Insidious starts off promisingly enough, but the surreal climax degenerates into something rather messy and laughable. Schoolteacher Josh (Patrick Wilson) and Renai Lambert (Rose Byrne) move into a new house with their three children, but soon find their home disturbed by strange noises, moving objects and things that go bump in the night. Then their nine year old son Dalton (Ty Simpkins) falls into a strange coma. Even after they move house, the strange phenomena follow them.
Josh’s mother (Barbara Hershey) seems to know something about these events, and she calls in psychic ghost buster Elise (Lin Shaye). She announces that it is not the house that is haunted, but their son. His soul has been taken by malevolent forces, and Josh has to enter frightening shadow world known as the further to try and rescue him. Cue lots of eerie visuals, strange creatures, a spooky soundscape, and haunting discordant music, including Tiny Tim’s signature tune Tiptoe Through The Tulips.
At first Insidious comes across as yet another haunted house story in the vein of Poltergeist or The Amityville Horror or even the more recent Paranormal Activity, albeit with a script and decent production values. It’s no accident that Paranormal Activity director Oren Peli is aboard as one of the producers, although some of the visuals are more reminiscent of David Lynch than anything else.
Wan’s direction here is much more restrained than in Saw, and has a more tongue-in-cheek quality, although there are a few moments that provide genuine shocks. However, Insidious ultimately lacks that gritty, disturbing edge of some of the better Asian-produced horror films. Wan also stretches his small budget effectively to give the film the look and feel of a big budget project.

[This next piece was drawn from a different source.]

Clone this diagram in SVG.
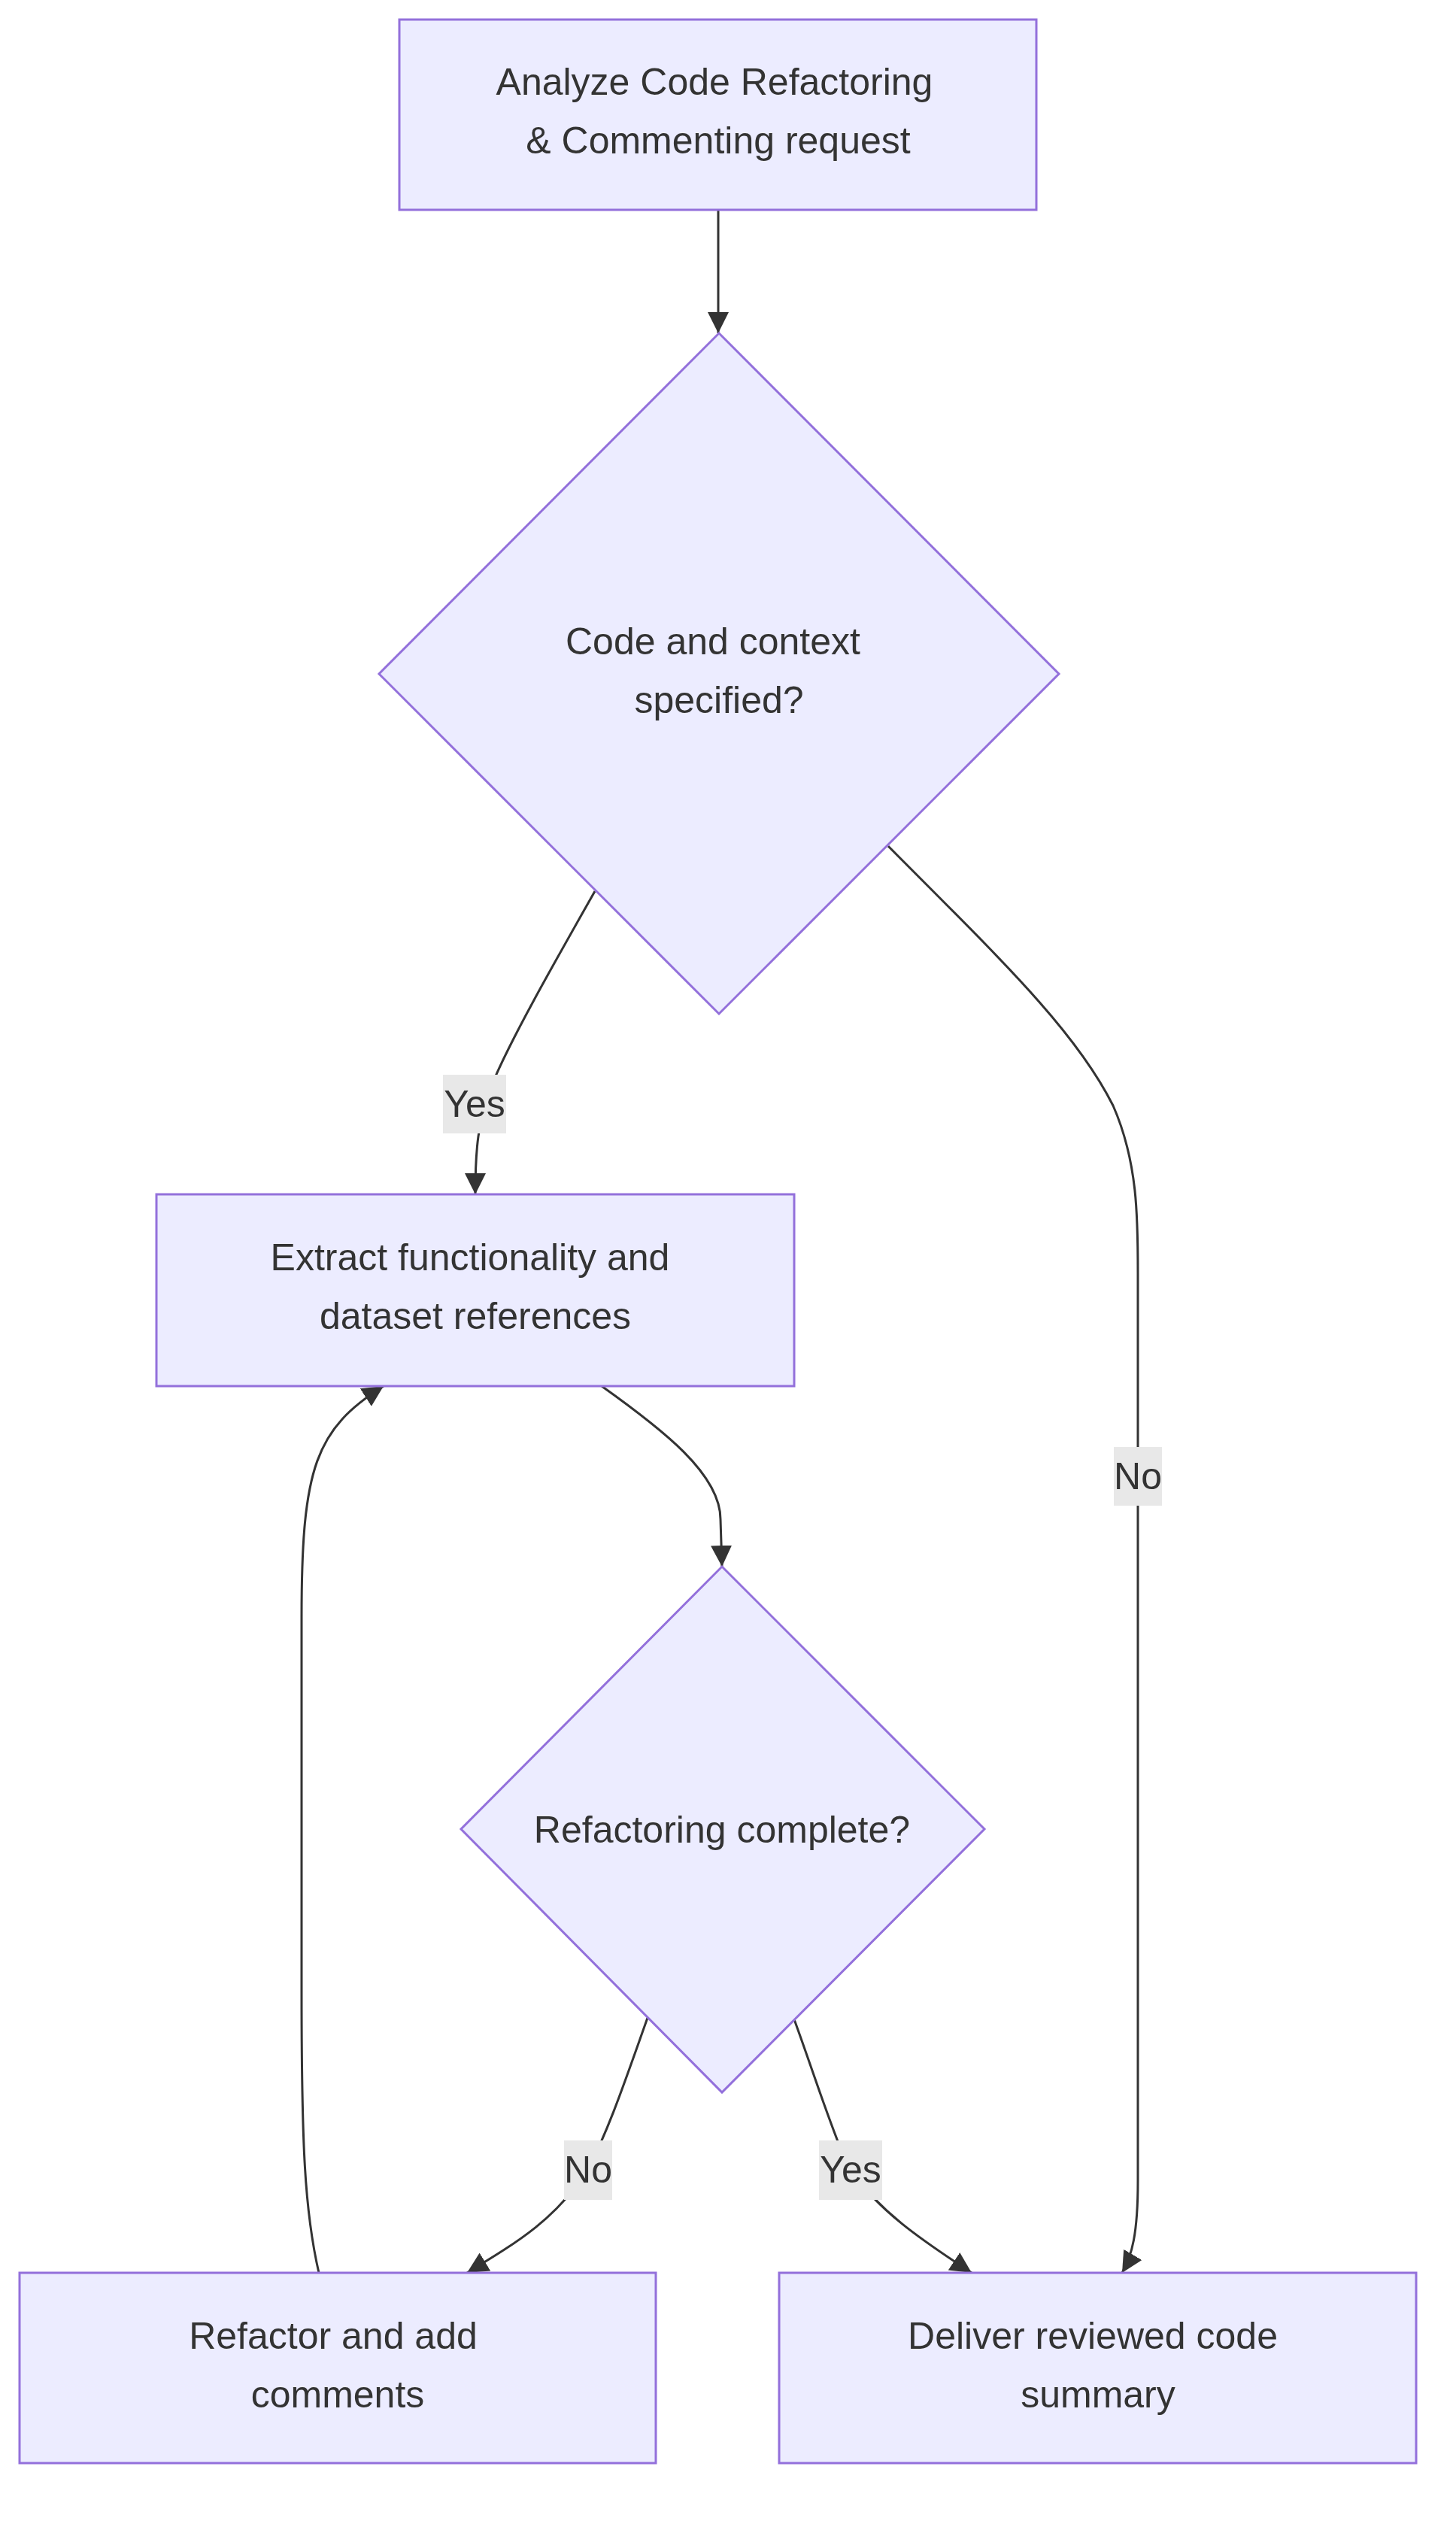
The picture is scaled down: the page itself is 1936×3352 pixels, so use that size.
<svg xmlns="http://www.w3.org/2000/svg" width="1936" height="3352" viewBox="0 0 1936 3352">
<style>
.n{fill:#ECECFF;stroke:#9370DB;stroke-width:3}
.t{font-family:"Liberation Sans",Arial,sans-serif;font-size:50px;fill:#333;text-anchor:middle}
.e{fill:none;stroke:#333;stroke-width:3}
.lb{fill:#E8E8E8}
</style>
<defs>
<marker id="a" markerUnits="userSpaceOnUse" markerWidth="28" markerHeight="28" viewBox="0 0 20 20" refX="20" refY="10" orient="auto">
<path d="M0,0 L20,10 L0,20 Z" fill="#333"/>
</marker>
</defs>
<rect width="1936" height="3352" fill="#fff"/>
<g id="edges">
<path class="e" d="M955,279 L955,443" marker-end="url(#a)"/>
<path class="e" d="M791,1185 C740,1275 680,1380 655,1440 C635,1490 632,1530 632,1588" marker-end="url(#a)"/>
<path class="e" d="M1181,1125 C1330,1275 1430,1370 1480,1470 C1513,1545 1513,1620 1513,1693 L1513,2900 C1513,2970 1505,3000 1492,3022" marker-end="url(#a)"/>
<path class="e" d="M800,1843 C880,1900 958,1960 958,2020 L960,2083" marker-end="url(#a)"/>
<path class="e" d="M861,2683 C830,2770 810,2830 782,2884 C740,2950 690,2980 621,3022" marker-end="url(#a)"/>
<path class="e" d="M1056,2685 C1085,2765 1105,2830 1129,2884 C1170,2940 1220,2975 1292,3022" marker-end="url(#a)"/>
<path class="e" d="M424,3022 C405,2940 401,2850 401,2650 L401,2150 C401,1950 420,1900 510,1843" marker-end="url(#a)"/>
</g>
<g id="labels">
<rect class="lb" x="589" y="1429" width="84" height="78"/><text class="t" x="631" y="1485">Yes</text>
<rect class="lb" x="1481" y="1924" width="64" height="78"/><text class="t" x="1513" y="1980">No</text>
<rect class="lb" x="750" y="2846" width="64" height="79"/><text class="t" x="782" y="2902">No</text>
<rect class="lb" x="1089" y="2846" width="84" height="79"/><text class="t" x="1131" y="2902">Yes</text>
</g>
<g id="A"><rect class="n" x="531" y="26" width="847" height="253"/>
<text class="t" x="950" y="126">Analyze Code Refactoring</text><text class="t" x="955" y="204">&amp; Commenting request</text></g>
<g id="B"><polygon class="n" points="956,443 1408,896 956,1348 504,896"/>
<text class="t" x="948" y="870">Code and context</text><text class="t" x="956" y="948">specified?</text></g>
<g id="C"><rect class="n" x="208" y="1588" width="848" height="255"/>
<text class="t" x="625" y="1689">Extract functionality and</text><text class="t" x="632" y="1767">dataset references</text></g>
<g id="D"><polygon class="n" points="960,2083 1309,2432 960,2782 613,2432"/>
<text class="t" x="960" y="2450">Refactoring complete?</text></g>
<g id="E"><rect class="n" x="26" y="3022" width="846" height="253"/>
<text class="t" x="443" y="3123">Refactor and add</text><text class="t" x="449" y="3201">comments</text></g>
<g id="F"><rect class="n" x="1036" y="3022" width="847" height="253"/>
<text class="t" x="1453" y="3123">Deliver reviewed code</text><text class="t" x="1460" y="3201">summary</text></g>
</svg>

Angus Sampson and Whannell himself bring some comic relief to proceedings as Elise’s incompetent sidekicks. Hershey, who appeared in the haunting 1982 supernatural drama The Entity, is underused here in a fairly thankless role. But Byrne and Wilson are effective in their roles as the couple whose relationship is strained due to the supernatural events. Byrne in particular brings a vulnerability to her performance, while Wilson is perfectly cold and distant.